Your objective:
Return all of the data exactly, with nothing left out but the pictures.
** Start of Stored data **
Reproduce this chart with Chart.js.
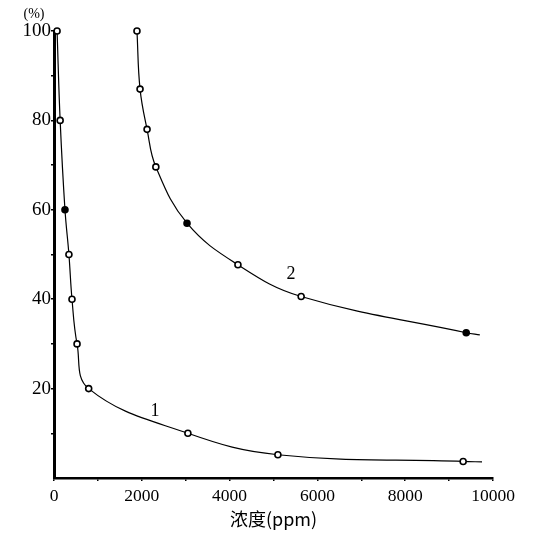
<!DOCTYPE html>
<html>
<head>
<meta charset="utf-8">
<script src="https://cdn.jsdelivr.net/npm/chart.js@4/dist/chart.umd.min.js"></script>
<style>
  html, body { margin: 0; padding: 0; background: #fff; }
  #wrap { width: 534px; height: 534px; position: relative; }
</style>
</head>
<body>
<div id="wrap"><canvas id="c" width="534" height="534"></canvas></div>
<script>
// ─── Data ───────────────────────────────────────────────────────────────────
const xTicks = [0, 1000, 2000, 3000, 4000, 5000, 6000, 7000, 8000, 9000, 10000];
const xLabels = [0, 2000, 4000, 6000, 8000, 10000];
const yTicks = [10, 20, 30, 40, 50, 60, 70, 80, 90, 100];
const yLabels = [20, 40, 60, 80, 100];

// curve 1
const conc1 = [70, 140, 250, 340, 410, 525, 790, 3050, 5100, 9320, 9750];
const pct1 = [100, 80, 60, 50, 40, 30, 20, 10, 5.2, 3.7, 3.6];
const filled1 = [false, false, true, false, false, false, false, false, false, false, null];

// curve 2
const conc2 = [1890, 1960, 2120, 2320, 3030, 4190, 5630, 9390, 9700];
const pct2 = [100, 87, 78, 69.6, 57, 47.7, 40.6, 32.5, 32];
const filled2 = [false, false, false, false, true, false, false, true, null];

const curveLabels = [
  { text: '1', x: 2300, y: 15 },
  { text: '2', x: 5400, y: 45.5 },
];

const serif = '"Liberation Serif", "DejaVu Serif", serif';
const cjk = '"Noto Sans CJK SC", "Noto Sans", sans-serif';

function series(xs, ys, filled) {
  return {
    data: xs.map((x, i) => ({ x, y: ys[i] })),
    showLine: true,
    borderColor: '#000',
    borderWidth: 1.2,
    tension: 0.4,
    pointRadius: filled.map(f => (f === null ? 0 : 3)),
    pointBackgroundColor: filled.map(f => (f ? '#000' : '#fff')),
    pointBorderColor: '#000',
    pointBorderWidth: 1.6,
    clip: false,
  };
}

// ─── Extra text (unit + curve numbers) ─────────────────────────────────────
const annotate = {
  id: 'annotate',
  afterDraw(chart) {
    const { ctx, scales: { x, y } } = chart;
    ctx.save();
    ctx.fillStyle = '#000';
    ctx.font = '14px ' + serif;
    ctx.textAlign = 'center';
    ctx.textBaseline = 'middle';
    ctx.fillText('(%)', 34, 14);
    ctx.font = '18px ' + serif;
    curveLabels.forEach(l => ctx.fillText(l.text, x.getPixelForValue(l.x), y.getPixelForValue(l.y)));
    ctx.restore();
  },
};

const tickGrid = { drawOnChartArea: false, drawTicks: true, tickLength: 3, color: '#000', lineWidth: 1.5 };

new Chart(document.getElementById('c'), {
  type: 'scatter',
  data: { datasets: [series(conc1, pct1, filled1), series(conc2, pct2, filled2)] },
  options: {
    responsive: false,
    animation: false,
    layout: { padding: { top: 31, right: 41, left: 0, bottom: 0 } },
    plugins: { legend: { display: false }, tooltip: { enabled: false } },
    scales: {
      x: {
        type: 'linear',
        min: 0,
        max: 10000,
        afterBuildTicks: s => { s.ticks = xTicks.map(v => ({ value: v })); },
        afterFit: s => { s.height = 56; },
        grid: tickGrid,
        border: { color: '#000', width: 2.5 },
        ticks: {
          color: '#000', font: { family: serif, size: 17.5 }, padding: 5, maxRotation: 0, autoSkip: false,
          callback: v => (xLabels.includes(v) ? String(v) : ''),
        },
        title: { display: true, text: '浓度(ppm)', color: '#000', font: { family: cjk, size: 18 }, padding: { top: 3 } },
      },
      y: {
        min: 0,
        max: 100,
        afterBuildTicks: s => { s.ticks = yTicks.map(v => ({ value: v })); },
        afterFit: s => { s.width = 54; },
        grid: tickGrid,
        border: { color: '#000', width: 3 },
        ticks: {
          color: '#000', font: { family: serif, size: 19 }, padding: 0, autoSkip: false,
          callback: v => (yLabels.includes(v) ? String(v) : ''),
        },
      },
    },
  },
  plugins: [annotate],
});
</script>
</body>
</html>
** End of Stored data **
Correct answer:
Reproduce this chart with Chart.js.
<!DOCTYPE html>
<html>
<head>
<meta charset="utf-8">
<script src="https://cdn.jsdelivr.net/npm/chart.js@4/dist/chart.umd.min.js"></script>
<style>
  html, body { margin: 0; padding: 0; background: #fff; }
  #wrap { width: 534px; height: 534px; position: relative; }
</style>
</head>
<body>
<div id="wrap"><canvas id="c" width="534" height="534"></canvas></div>
<script>
// ─── Data ───────────────────────────────────────────────────────────────────
const xTicks = [0, 1000, 2000, 3000, 4000, 5000, 6000, 7000, 8000, 9000, 10000];
const xLabels = [0, 2000, 4000, 6000, 8000, 10000];
const yTicks = [10, 20, 30, 40, 50, 60, 70, 80, 90, 100];
const yLabels = [20, 40, 60, 80, 100];

// curve 1
const conc1 = [70, 140, 250, 340, 410, 525, 790, 3050, 5100, 9320, 9750];
const pct1 = [100, 80, 60, 50, 40, 30, 20, 10, 5.2, 3.7, 3.6];
const filled1 = [false, false, true, false, false, false, false, false, false, false, null];

// curve 2
const conc2 = [1890, 1960, 2120, 2320, 3030, 4190, 5630, 9390, 9700];
const pct2 = [100, 87, 78, 69.6, 57, 47.7, 40.6, 32.5, 32];
const filled2 = [false, false, false, false, true, false, false, true, null];

const curveLabels = [
  { text: '1', x: 2300, y: 15 },
  { text: '2', x: 5400, y: 45.5 },
];

const serif = '"Liberation Serif", "DejaVu Serif", serif';
const cjk = '"Noto Sans CJK SC", "Noto Sans", sans-serif';

function series(xs, ys, filled) {
  return {
    data: xs.map((x, i) => ({ x, y: ys[i] })),
    showLine: true,
    borderColor: '#000',
    borderWidth: 1.2,
    tension: 0.4,
    pointRadius: filled.map(f => (f === null ? 0 : 3)),
    pointBackgroundColor: filled.map(f => (f ? '#000' : '#fff')),
    pointBorderColor: '#000',
    pointBorderWidth: 1.6,
    clip: false,
  };
}

// ─── Extra text (unit + curve numbers) ─────────────────────────────────────
const annotate = {
  id: 'annotate',
  afterDraw(chart) {
    const { ctx, scales: { x, y } } = chart;
    ctx.save();
    ctx.fillStyle = '#000';
    ctx.font = '14px ' + serif;
    ctx.textAlign = 'center';
    ctx.textBaseline = 'middle';
    ctx.fillText('(%)', 34, 14);
    ctx.font = '18px ' + serif;
    curveLabels.forEach(l => ctx.fillText(l.text, x.getPixelForValue(l.x), y.getPixelForValue(l.y)));
    ctx.restore();
  },
};

const tickGrid = { drawOnChartArea: false, drawTicks: true, tickLength: 3, color: '#000', lineWidth: 1.5 };

new Chart(document.getElementById('c'), {
  type: 'scatter',
  data: { datasets: [series(conc1, pct1, filled1), series(conc2, pct2, filled2)] },
  options: {
    responsive: false,
    animation: false,
    layout: { padding: { top: 31, right: 41, left: 0, bottom: 0 } },
    plugins: { legend: { display: false }, tooltip: { enabled: false } },
    scales: {
      x: {
        type: 'linear',
        min: 0,
        max: 10000,
        afterBuildTicks: s => { s.ticks = xTicks.map(v => ({ value: v })); },
        afterFit: s => { s.height = 56; },
        grid: tickGrid,
        border: { color: '#000', width: 2.5 },
        ticks: {
          color: '#000', font: { family: serif, size: 17.5 }, padding: 5, maxRotation: 0, autoSkip: false,
          callback: v => (xLabels.includes(v) ? String(v) : ''),
        },
        title: { display: true, text: '浓度(ppm)', color: '#000', font: { family: cjk, size: 18 }, padding: { top: 3 } },
      },
      y: {
        min: 0,
        max: 100,
        afterBuildTicks: s => { s.ticks = yTicks.map(v => ({ value: v })); },
        afterFit: s => { s.width = 54; },
        grid: tickGrid,
        border: { color: '#000', width: 3 },
        ticks: {
          color: '#000', font: { family: serif, size: 19 }, padding: 0, autoSkip: false,
          callback: v => (yLabels.includes(v) ? String(v) : ''),
        },
      },
    },
  },
  plugins: [annotate],
});
</script>
</body>
</html>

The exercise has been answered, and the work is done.